Единственно возможным выходом было стоять несмотря ни на что.
Задержись 1-я бригада еще на восемь дней – не помогло бы и это. В очередной атаке жагунсу бы перешли линию огня, поддерживаемую совершенно изможденными солдатами…
Гальванический разряд для поверженной экспедиции
Однако вечером 11 июля в лагерь неожиданно явился погонщик быков в сопровождении трех рядовых кавалеристов. Он нес послание от полковника Медейруса с сообщением о его скором прибытии и просьбой об отправке соединения для защиты сопровождаемого им большого обоза.
Это известие произвело на поверженную экспедицию эффект гальванического разряда.

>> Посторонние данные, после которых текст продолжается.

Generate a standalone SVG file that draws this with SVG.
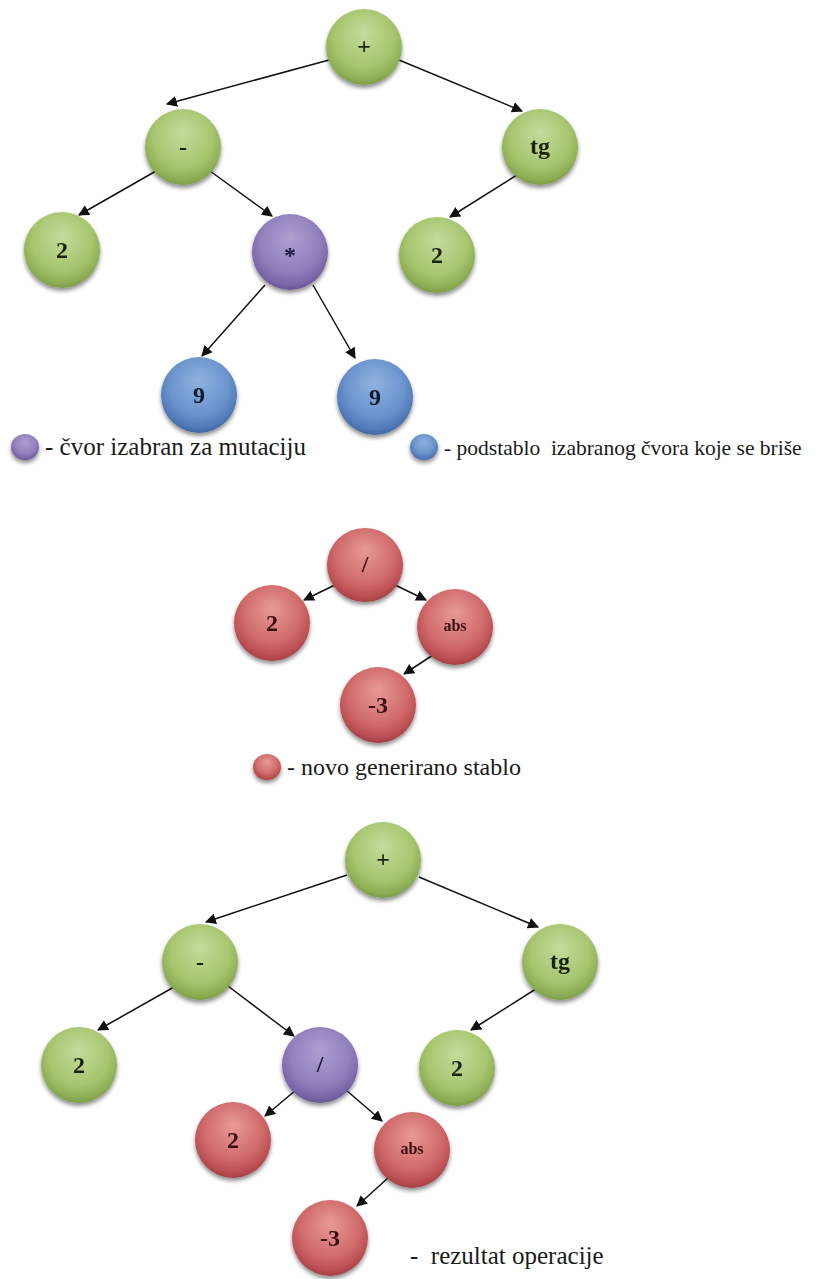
<svg xmlns="http://www.w3.org/2000/svg" width="817" height="1279" viewBox="0 0 817 1279">
  <defs>
    <style>
      .lbl { font-family: "Liberation Serif", "Times New Roman", serif; font-weight: bold; font-size: 24px; text-anchor: middle; dominant-baseline: central; }
      .small { font-size: 16px; }
      .g-txt { fill: #1c2410; }
      .p-txt { fill: #1e1640; }
      .b-txt { fill: #111c33; }
      .r-txt { fill: #3a0c0e; }
      .legend { font-family: "Liberation Serif", "Times New Roman", serif; font-size: 25px; fill: #1a1a1a; }
      .legend-narrow { font-size: 21.5px; }
      .legend-mid { font-size: 24px; }
      .edge { stroke: #111; stroke-width: 1.5; fill: none; marker-end: url(#arrow); }
      .green { fill: url(#gGreen); }
      .purple { fill: url(#gPurple); }
      .blue { fill: url(#gBlue); }
      .red { fill: url(#gRed); }
      .node { filter: url(#shadow); }
    </style>
    <marker id="arrow" viewBox="0 0 10 10" refX="9" refY="5" markerWidth="11" markerHeight="11" markerUnits="userSpaceOnUse" orient="auto">
      <path d="M0,0 L10,5 L0,10 Z" fill="#111"/>
    </marker>
    <filter id="shadow" x="-30%" y="-30%" width="160%" height="170%">
      <feGaussianBlur in="SourceAlpha" stdDeviation="2"/>
      <feOffset dx="0" dy="2.5" result="b"/>
      <feComponentTransfer><feFuncA type="linear" slope="0.45"/></feComponentTransfer>
      <feMerge><feMergeNode/><feMergeNode in="SourceGraphic"/></feMerge>
    </filter>
    <radialGradient id="gGreen" cx="50%" cy="40%" r="60%" fx="50%" fy="30%">
      <stop offset="0" stop-color="#c4dc9c"/>
      <stop offset="0.65" stop-color="#a7c66f"/>
      <stop offset="0.9" stop-color="#8eae55"/>
      <stop offset="1" stop-color="#7d9c46"/>
    </radialGradient>
    <radialGradient id="gPurple" cx="50%" cy="40%" r="60%" fx="50%" fy="30%">
      <stop offset="0" stop-color="#ae9fd0"/>
      <stop offset="0.65" stop-color="#9280bd"/>
      <stop offset="0.9" stop-color="#7a66a8"/>
      <stop offset="1" stop-color="#6a5597"/>
    </radialGradient>
    <radialGradient id="gBlue" cx="50%" cy="40%" r="60%" fx="50%" fy="30%">
      <stop offset="0" stop-color="#8fb2e0"/>
      <stop offset="0.65" stop-color="#6b93cc"/>
      <stop offset="0.9" stop-color="#5079b8"/>
      <stop offset="1" stop-color="#3f67a4"/>
    </radialGradient>
    <radialGradient id="gRed" cx="50%" cy="40%" r="60%" fx="50%" fy="30%">
      <stop offset="0" stop-color="#e89a98"/>
      <stop offset="0.65" stop-color="#d06a6b"/>
      <stop offset="0.9" stop-color="#b94e52"/>
      <stop offset="1" stop-color="#a23e43"/>
    </radialGradient>
  </defs>

  <rect width="817" height="1279" fill="#ffffff"/>

  <!-- connectors -->
  <g id="connectors">
    <!-- first tree -->
    <line class="edge" x1="329" y1="60" x2="167" y2="104"/>
    <line class="edge" x1="399" y1="60" x2="522" y2="111"/>
    <line class="edge" x1="156" y1="171" x2="79" y2="215"/>
    <line class="edge" x1="210" y1="171" x2="272" y2="216"/>
    <line class="edge" x1="520" y1="173" x2="450" y2="217"/>
    <line class="edge" x1="265" y1="285" x2="202" y2="356"/>
    <line class="edge" x1="313" y1="285" x2="355" y2="358"/>
    <!-- generated tree -->
    <line class="edge" x1="341" y1="582" x2="304" y2="600"/>
    <line class="edge" x1="389" y1="582" x2="426" y2="600"/>
    <line class="edge" x1="433" y1="655" x2="404" y2="674"/>
    <!-- result tree -->
    <line class="edge" x1="347" y1="875" x2="206" y2="922"/>
    <line class="edge" x1="419" y1="877" x2="538" y2="927"/>
    <line class="edge" x1="174" y1="987" x2="98" y2="1030"/>
    <line class="edge" x1="228" y1="986" x2="294" y2="1036"/>
    <line class="edge" x1="539" y1="987" x2="471" y2="1030"/>
    <line class="edge" x1="296" y1="1090" x2="265" y2="1116"/>
    <line class="edge" x1="346" y1="1090" x2="382" y2="1121"/>
    <line class="edge" x1="388" y1="1178" x2="357" y2="1206"/>
  </g>

  <!-- first tree -->
  <g id="t1-plus" class="node"><ellipse class="green" cx="364" cy="47" rx="38" ry="38"/><text class="lbl g-txt" x="364" y="46" font-weight="normal">+</text></g>
  <g id="t1-minus" class="node"><ellipse class="green" cx="183" cy="147" rx="38" ry="38"/><text class="lbl g-txt" x="183" y="147">-</text></g>
  <g id="t1-tg" class="node"><ellipse class="green" cx="540" cy="147" rx="38" ry="38"/><text class="lbl g-txt" x="540" y="146">tg</text></g>
  <g id="t1-two-a" class="node"><ellipse class="green" cx="62" cy="250" rx="38" ry="38"/><text class="lbl g-txt" x="62" y="250">2</text></g>
  <g id="t1-mul" class="node"><ellipse class="purple" cx="290" cy="252" rx="38" ry="38"/><text class="lbl p-txt" x="290" y="255">*</text></g>
  <g id="t1-two-b" class="node"><ellipse class="green" cx="437" cy="255" rx="38" ry="38"/><text class="lbl g-txt" x="437" y="255">2</text></g>
  <g id="t1-nine-a" class="node"><ellipse class="blue" cx="199" cy="395" rx="38" ry="38"/><text class="lbl b-txt" x="199" y="395">9</text></g>
  <g id="t1-nine-b" class="node"><ellipse class="blue" cx="375" cy="397" rx="38" ry="38"/><text class="lbl b-txt" x="375" y="397">9</text></g>

  <!-- legend of first tree -->
  <g id="legend-selected">
    <ellipse class="purple node" cx="25" cy="447" rx="14" ry="13"/>
    <text class="legend" x="45" y="455">- čvor izabran za mutaciju</text>
  </g>
  <g id="legend-deleted">
    <ellipse class="blue node" cx="424" cy="447" rx="14" ry="13"/>
    <text class="legend legend-narrow" x="444" y="455" xml:space="preserve">- podstablo  izabranog čvora koje se briše</text>
  </g>

  <!-- generated tree -->
  <g id="g-div" class="node"><ellipse class="red" cx="365" cy="565" rx="38" ry="37"/><text class="lbl r-txt" x="365" y="564" font-weight="normal">/</text></g>
  <g id="g-two" class="node"><ellipse class="red" cx="272" cy="623" rx="38" ry="38"/><text class="lbl r-txt" x="272" y="623">2</text></g>
  <g id="g-abs" class="node"><ellipse class="red" cx="455" cy="627" rx="38" ry="38"/><text class="lbl small r-txt" x="455" y="625">abs</text></g>
  <g id="g-neg3" class="node"><ellipse class="red" cx="378" cy="705" rx="38" ry="38"/><text class="lbl r-txt" x="378" y="705">-3</text></g>

  <g id="legend-new">
    <ellipse class="red node" cx="267" cy="767" rx="14" ry="13"/>
    <text class="legend legend-mid" x="287" y="775">- novo generirano stablo</text>
  </g>

  <!-- result tree -->
  <g id="r-plus" class="node"><ellipse class="green" cx="383" cy="860" rx="38" ry="38"/><text class="lbl g-txt" x="383" y="859" font-weight="normal">+</text></g>
  <g id="r-minus" class="node"><ellipse class="green" cx="200" cy="962" rx="38" ry="38"/><text class="lbl g-txt" x="200" y="962">-</text></g>
  <g id="r-tg" class="node"><ellipse class="green" cx="560" cy="962" rx="38" ry="38"/><text class="lbl g-txt" x="560" y="961">tg</text></g>
  <g id="r-two-a" class="node"><ellipse class="green" cx="79" cy="1065" rx="38" ry="38"/><text class="lbl g-txt" x="79" y="1065">2</text></g>
  <g id="r-div" class="node"><ellipse class="purple" cx="320" cy="1065" rx="38" ry="38"/><text class="lbl p-txt" x="320" y="1064" font-weight="normal">/</text></g>
  <g id="r-two-b" class="node"><ellipse class="green" cx="457" cy="1068" rx="38" ry="38"/><text class="lbl g-txt" x="457" y="1068">2</text></g>
  <g id="r-two-c" class="node"><ellipse class="red" cx="233" cy="1140" rx="38" ry="38"/><text class="lbl r-txt" x="233" y="1140">2</text></g>
  <g id="r-abs" class="node"><ellipse class="red" cx="412" cy="1150" rx="38" ry="38"/><text class="lbl small r-txt" x="412" y="1148">abs</text></g>
  <g id="r-neg3" class="node"><ellipse class="red" cx="330" cy="1238" rx="38" ry="38"/><text class="lbl r-txt" x="330" y="1238">-3</text></g>

  <g id="legend-result">
    <text class="legend" x="410" y="1264" xml:space="preserve">-  rezultat operacije</text>
  </g>
</svg>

Радость была неописуемой. Благая весть прокатилась по всем флангам, и вот уже просветлели лица, выпрямились согбенные спины, а бойцы принялись беспорядочно сновать в счастливом возбуждении, которое выражалось в объятиях, криках, громких возгласах. Зареяли флаги. Запели горны, трубя побудку. Все соединения построились в правильные ряды. Зазвучали гимны…
Суровый, одетый в кожаные одежды погонщик, который сидел верхом на взмыленном и тяжело дышащем коне и держал в руках, как копье, длинное погоняло, с удивлением взирал на эту сцену. Его атлетически сложенное тело контрастировало с окружавшими его истощенными телами. Он напоминал статного гладиатора среди беспокойных бушменов.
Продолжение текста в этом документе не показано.